という文句が書かれていて、なので読み始めたとき一人の天才科学者の手によって、生き返る意思のなかった恋人・康太郎が、彼の意思に反して無理やりクローン人間として生き返らせられた、という話だと思っていたんです。が、この「天才科学者」というのは康太郎本人。

なので何の後ろ盾もなく、死んだはずの人間が通常の生活を送れるはずもなく、というちょっと切羽詰まった話なのかなあと思っていたのですが、危機感は全く感じない。

本体の康太郎が自分の意思でクローンを作っていたわけですし、そもそも本体の康太郎自身が、ちょっと変わりものというか、俗世間にまみれてないというか、そういう性格であることも大きかったと思います。

自分の恋人の修士以外の人間には全く興味がない。
親とも確執があって疎遠になっている。
頭が非常によく、職場でも他人となれ合うことなく自分の仕事を黙々とこなすタイプである。
といったバックボーンがあるためなのですが、それゆえに話がさらりと進みすぎちゃってストーリーに起伏がない。

亡くなってしまった康太郎こそが自分の恋人で、クローンの康太郎は偽物で受け入れられない。
という修士の恋心がメインで進んでいきますが、顔も性格も「康太郎」なわけですから当然受け入れてしまう。するんと話が進んでしまって話にリアリティがないんですよね。

終盤、康太郎の存在に不信感を抱く病院の医師が現れて、一気にピンチに陥るかと思いきやその先生も死んだはずの人間がここにいる、という所にこだわりを持つこともなく。就職、病院にかかるとき、等々、本来ならもっと困った状況に陥るものだと思うのだけれど、そういう流れにならないので話に入り込みづらい。

設定は非常に面白いのですが、はっきり言ってしまうとただそれだけ、というか。

正直評価は中立なのですが、設定の面白さと小山田さんの美麗な挿絵におまけして「萌え」で。

3

錯覚が現実となったような感覚

皆さんは睡眠中に、縁のあった故人が夢の中にひょっこりと出てきたことがあるだろうか?
自分は霊感といったものは無く、過去に何度か亡くなったはずの人が生前同然の佇まいで出てくる度に、えっ!?って夢の中で無駄に戸惑って、目が覚めるとそんな錯覚の落差にどっと疲れたものだ。

天才科学者である攻めの忘れ形見として遺された”彼”。
本来、この話の設定では『現代科学の常識を覆す存在』な訳だが、私が連想したのはそんな錯覚がまさかの現実となったような感覚だった。
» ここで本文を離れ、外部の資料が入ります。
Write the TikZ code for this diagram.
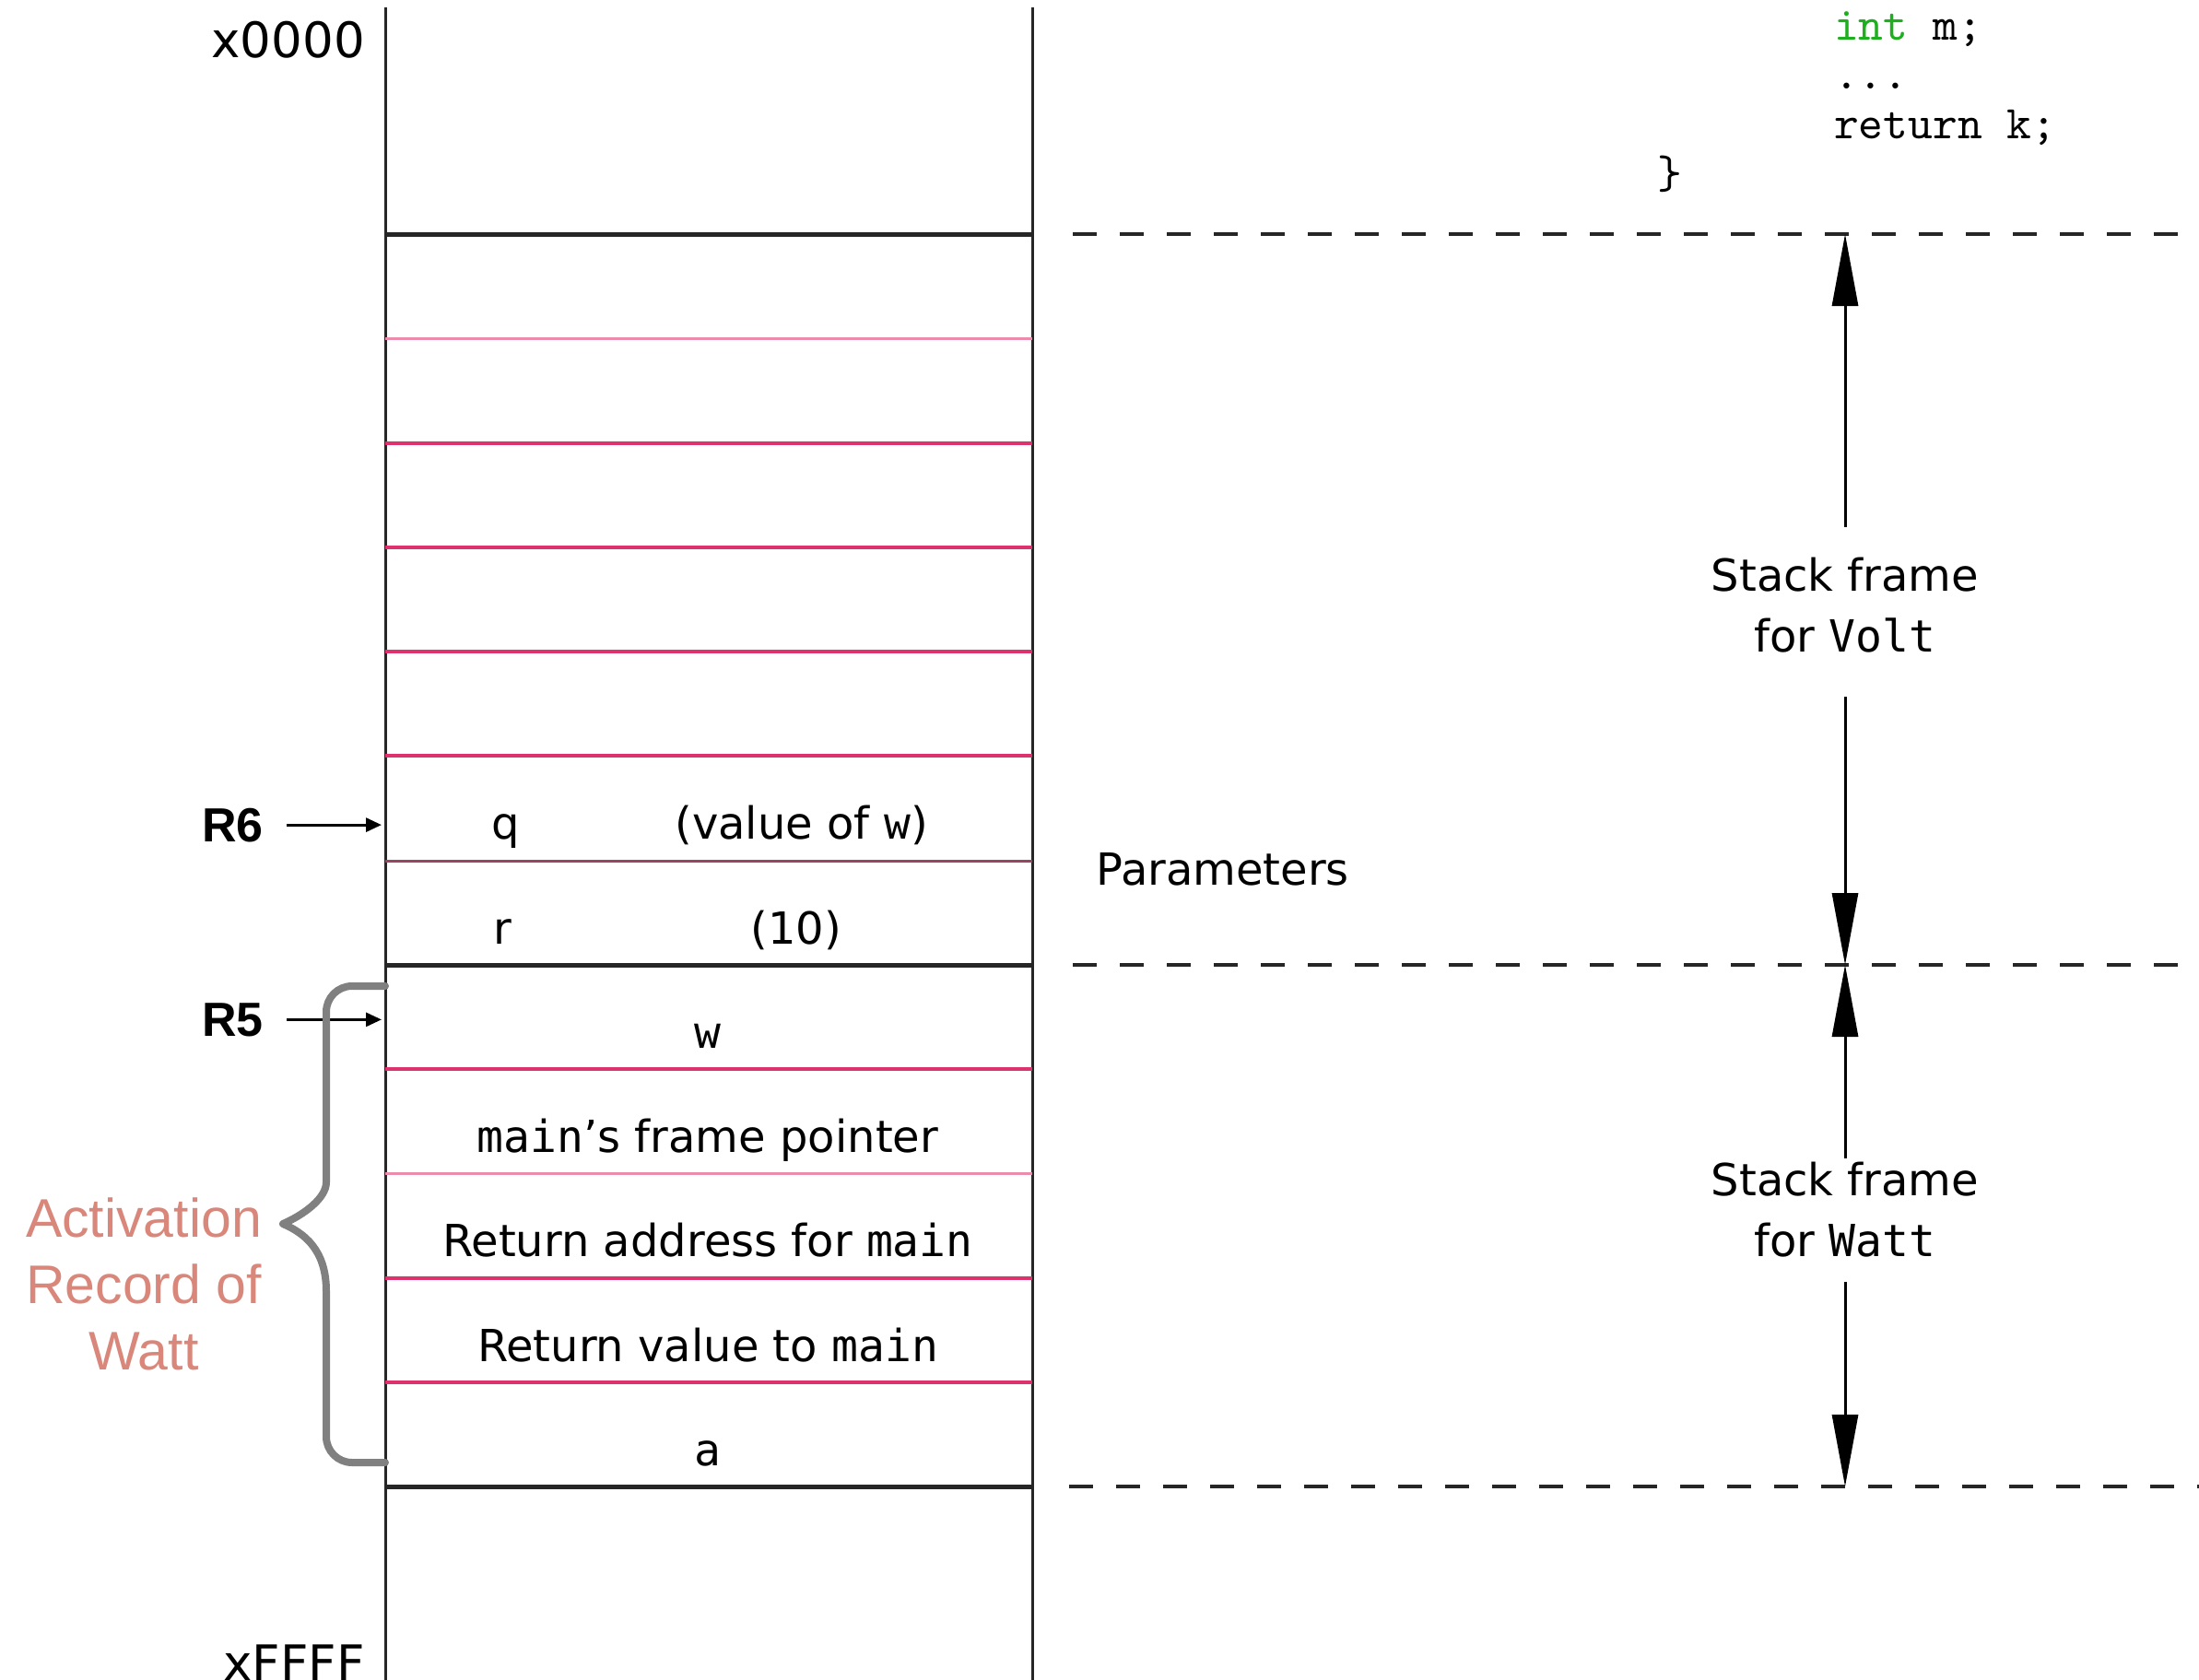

話のほうは、前半、後半と視点の違った構成となっている。

前半『眠れる森の博士』では、受け・修士側の視点。
亡くなった”康太郎”と、いきなり目の前に現れたもう一人の”康太郎”を同一視出来るはずがないという意識や戸惑う点には納得できた。
修士にとっては放っておけないってのもあるだろうが、いざ腹を括ってもう一人の康太郎を受け入れるのがあっさりしていて、葛藤の区切りというか、前向きになるのが早かったような気もする。

後半『目覚める海の博士』ではもう一人の”康太郎”側の視点。
修士と共に、新たな地で第二の人生を歩んでいる様子が書かれている。
元の康太郎の遺伝子・知識・性格を受け継ぎながらも、別人として堅実に生活していく中で出てくる些細な不器用さを実感するのを読むと、もはや”彼”が立派な一個人に見えてくる。

この話を読んでみての感想を聞かれると、正直返事や評価に困るものがある。
BLに求める萌えを直球で刺激する内容ではないが、『どちらかの相手が欠けた時の不安が身に染みる』ってのはしっかりと書かれているとは思う。
所々に共感できる、不思議な感覚のある貴重な一冊となった。